Measurement query

1. May 31, 2005

James Jackson

Just working through some more quantum information stuff, and have come accross a stumbling block - I'm clearly missing something obvious.

Consider a source emits states $|\Phi\rangle = \cos\theta |0\rangle + e^{i\phi}\sin\theta |1\rangle$ with fixed $\theta$ and random phases $\phi$, with equal probability for each phase.

How can I show that a measurement of the operator Z ($Z|0\rangle = |0\rangle , Z|1\rangle = -|1\rangle$) doesn't yield any information about the state emitted by the source?

2. May 31, 2005

seratend

Just by computing the probability values: P(Z=0,|psi>)=<psi||0><O||psi> and P(Z=-1,|psi>)=<psi||1><1||psi> (<0|1>=0)

Seratend.

3. May 31, 2005

James Jackson

Thanks, I was pretty sure it was something simple I was overlooking - wood for the trees and all that!
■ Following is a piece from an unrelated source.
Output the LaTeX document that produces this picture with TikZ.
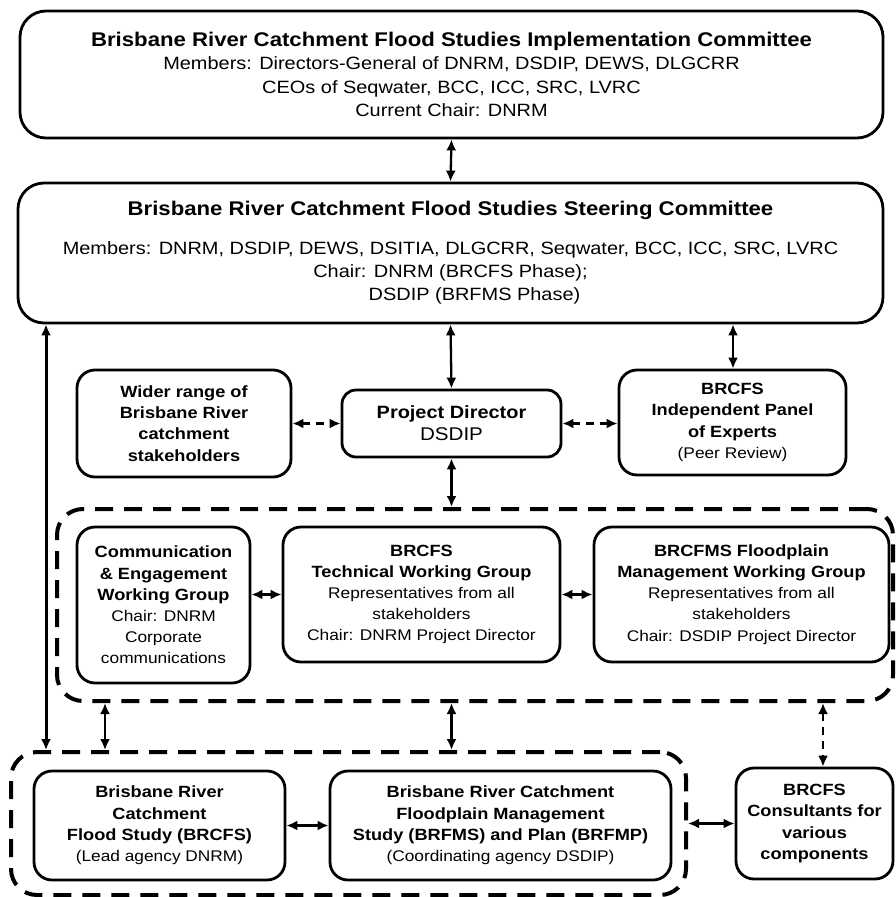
\documentclass[tikz,border=0pt]{standalone}
\usepackage{fontspec}
\setmainfont{Liberation Sans}[FakeStretch=1.12]
\usetikzlibrary{arrows.meta}
\newcommand\titlebf[1]{{\fontsize{19.8}{23.3}\selectfont\bfseries #1}}
\newcommand\innbf[1]{{\fontsize{16.25}{21.2}\selectfont\bfseries #1}}
\begin{document}
\begin{tikzpicture}[x=1pt,y=-1pt,
  box/.style={draw, line width=2.8pt, rounded corners=18pt, inner sep=0pt, align=center},
  bigbox/.style={box, rounded corners=26pt, font=\fontsize{17.8}{23.3}\selectfont},
  innbox/.style={box, font=\fontsize{15.45}{21.2}\selectfont},
  group/.style={draw, line width=4pt, dash pattern=on 18pt off 11pt, rounded corners=26pt},
  arr/.style={line width=2.3pt, {Latex[length=11pt,width=10pt]}-{Latex[length=11pt,width=10pt]}},
  darr/.style={arr, dash pattern=on 8pt off 6pt}]
\useasboundingbox (0,0) rectangle (896,897);

% dashed groups
\node[group, minimum width=836pt, minimum height=192pt] (upper) at (475,605) {};
\node[group, minimum width=675pt, minimum height=143pt] (lower) at (348.5,823.5) {};

% top committees
\node[bigbox, minimum width=863pt, minimum height=127pt] (impl) at (451.5,74.5)
 {\titlebf{Brisbane River Catchment Flood Studies Implementation Committee}\\
  Members: Directors-General of DNRM, DSDIP, DEWS, DLGCRR\\
  CEOs of Seqwater, BCC, ICC, SRC, LVRC\hspace*{50pt}\\
  Current Chair: DNRM};
\node[bigbox, minimum width=865pt, minimum height=140pt] (steer) at (450.5,253)
 {\titlebf{Brisbane River Catchment Flood Studies Steering Committee}\\[15pt]
  Members: DNRM, DSDIP, DEWS, DSITIA, DLGCRR, Seqwater, BCC, ICC, SRC, LVRC\\
  Chair: DNRM (BRCFS Phase);\hspace*{10pt}\\
  \hspace*{48pt}DSDIP (BRFMS Phase)};

% middle row
\node[innbox, minimum width=214pt, minimum height=107pt] (wider) at (184,423.5)
 {\innbf{Wider range of}\\ \innbf{Brisbane River}\\ \innbf{catchment}\\ \innbf{stakeholders}};
\node[box, rounded corners=14pt, font=\fontsize{18.4}{22}\selectfont, minimum width=219pt, minimum height=67pt] (pd) at (451.5,423.5)
 {{\fontsize{17.8}{22}\selectfont\bfseries Project Director}\\ DSDIP};
\node[innbox, minimum width=227pt, minimum height=105pt] (panel) at (732.5,422.5)
 {\innbf{BRCFS}\\ \innbf{Independent Panel}\\ \innbf{of Experts}\\ (Peer Review)};

% working groups
\node[innbox, minimum width=173pt, minimum height=156pt] (comm) at (163.5,605)
 {\innbf{Communication}\\ \innbf{\& Engagement}\\ \innbf{Working Group}\\ Chair: DNRM\\ Corporate\\ communications};
\node[innbox, minimum width=277pt, minimum height=135pt] (tech) at (421.5,594.5)
 {\innbf{BRCFS}\\ \innbf{Technical Working Group}\\ Representatives from all\\ stakeholders\\ Chair: DNRM Project Director};
\node[innbox, minimum width=295pt, minimum height=135pt] (fwg) at (741.5,594.5)
 {\innbf{BRCFMS Floodplain}\\ \innbf{Management Working Group}\\ Representatives from all\\ stakeholders\\ Chair: DSDIP Project Director};

% studies
\node[innbox, minimum width=251pt, minimum height=109pt] (flood) at (159.5,825.5)
 {\innbf{Brisbane River}\\ \innbf{Catchment}\\ \innbf{Flood Study (BRCFS)}\\ (Lead agency DNRM)};
\node[innbox, minimum width=341pt, minimum height=109pt] (brfms) at (500.5,825.5)
 {\innbf{Brisbane River Catchment}\\ \innbf{Floodplain Management}\\ \innbf{Study (BRFMS) and Plan (BRFMP)}\\ (Coordinating agency DSDIP)};
\node[innbox, minimum width=157pt, minimum height=111pt] (cons) at (814.5,823.5)
 {\innbf{BRCFS}\\ \innbf{Consultants for}\\ \innbf{various}\\ \innbf{components}};

% helper coordinates for connector columns
\coordinate (cl) at (46,0);
\coordinate (cg) at (105,0);
\coordinate (cm) at (451.5,0);
\coordinate (cp) at (733,0);
\coordinate (cc) at (823,0);

% connectors
\draw[arr] (impl.south) -- (steer.north);
\draw[arr] (steer.south) -- (pd.north);
\draw[arr] (cp |- steer.south) -- (cp |- panel.north);
\draw[darr] (wider.east) -- (pd.west);
\draw[darr] (pd.east) -- (pd.east -| panel.west);
\draw[arr] (pd.south) -- (cm |- upper.north);
\draw[arr] (comm.east |- tech.west) -- (tech.west);
\draw[arr] (tech.east) -- (fwg.west);
\draw[arr, line width=3pt] (cl |- steer.south) -- (cl |- lower.north);
\draw[arr] (cg |- upper.south) -- (cg |- lower.north);
\draw[arr] (cm |- upper.south) -- (cm |- lower.north);
\draw[darr] (cc |- upper.south) -- (cc |- cons.north);
\draw[arr] (flood.east) -- (brfms.west);
\draw[arr] (lower.east) -- (lower.east -| cons.west);
\end{tikzpicture}
\end{document}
This leads on to another measurement question: Suppose a source emits two states:

$$|\Phi_1\rangle = \frac{1}{\sqrt{2}}(|0\rangle + e^{i\phi}|1\rangle)$$
$$|\Phi_2\rangle = \frac{1}{\sqrt{2}}(|0\rangle - e^{i\phi}|1\rangle)$$

Where $\phi$ is an arbitary fixed phase. What measurement can be used to distinguish between the two states? They form an orthonormal set, so clearly can be distinguished, I just can't see 'how' to measure them.

4. May 31, 2005

seratend

Just define another observable Z' with the good set of eigenvectors. I think now you are able to guess what vectors you have to choose.

Seratend.

5. May 31, 2005

James Jackson

Ah of course. I was trying to express the states as linear combinations of the eigenvectors of 'standard' operators rather than define my own.

Thanks for the pointers.

6. May 31, 2005

James Jackson

Just to confirm, would it be correct to define the measurement

$$M=|\Phi_1\rangle\langle\Phi_1 |-|\Phi_2\rangle\langle\Phi_2 |$$ to measure the states above?

(Edited to change + to -)

Last edited: May 31, 2005
7. May 31, 2005

seratend

Yes for the eigenvalues +1 and -1 (but you are free to select others).

Seratend.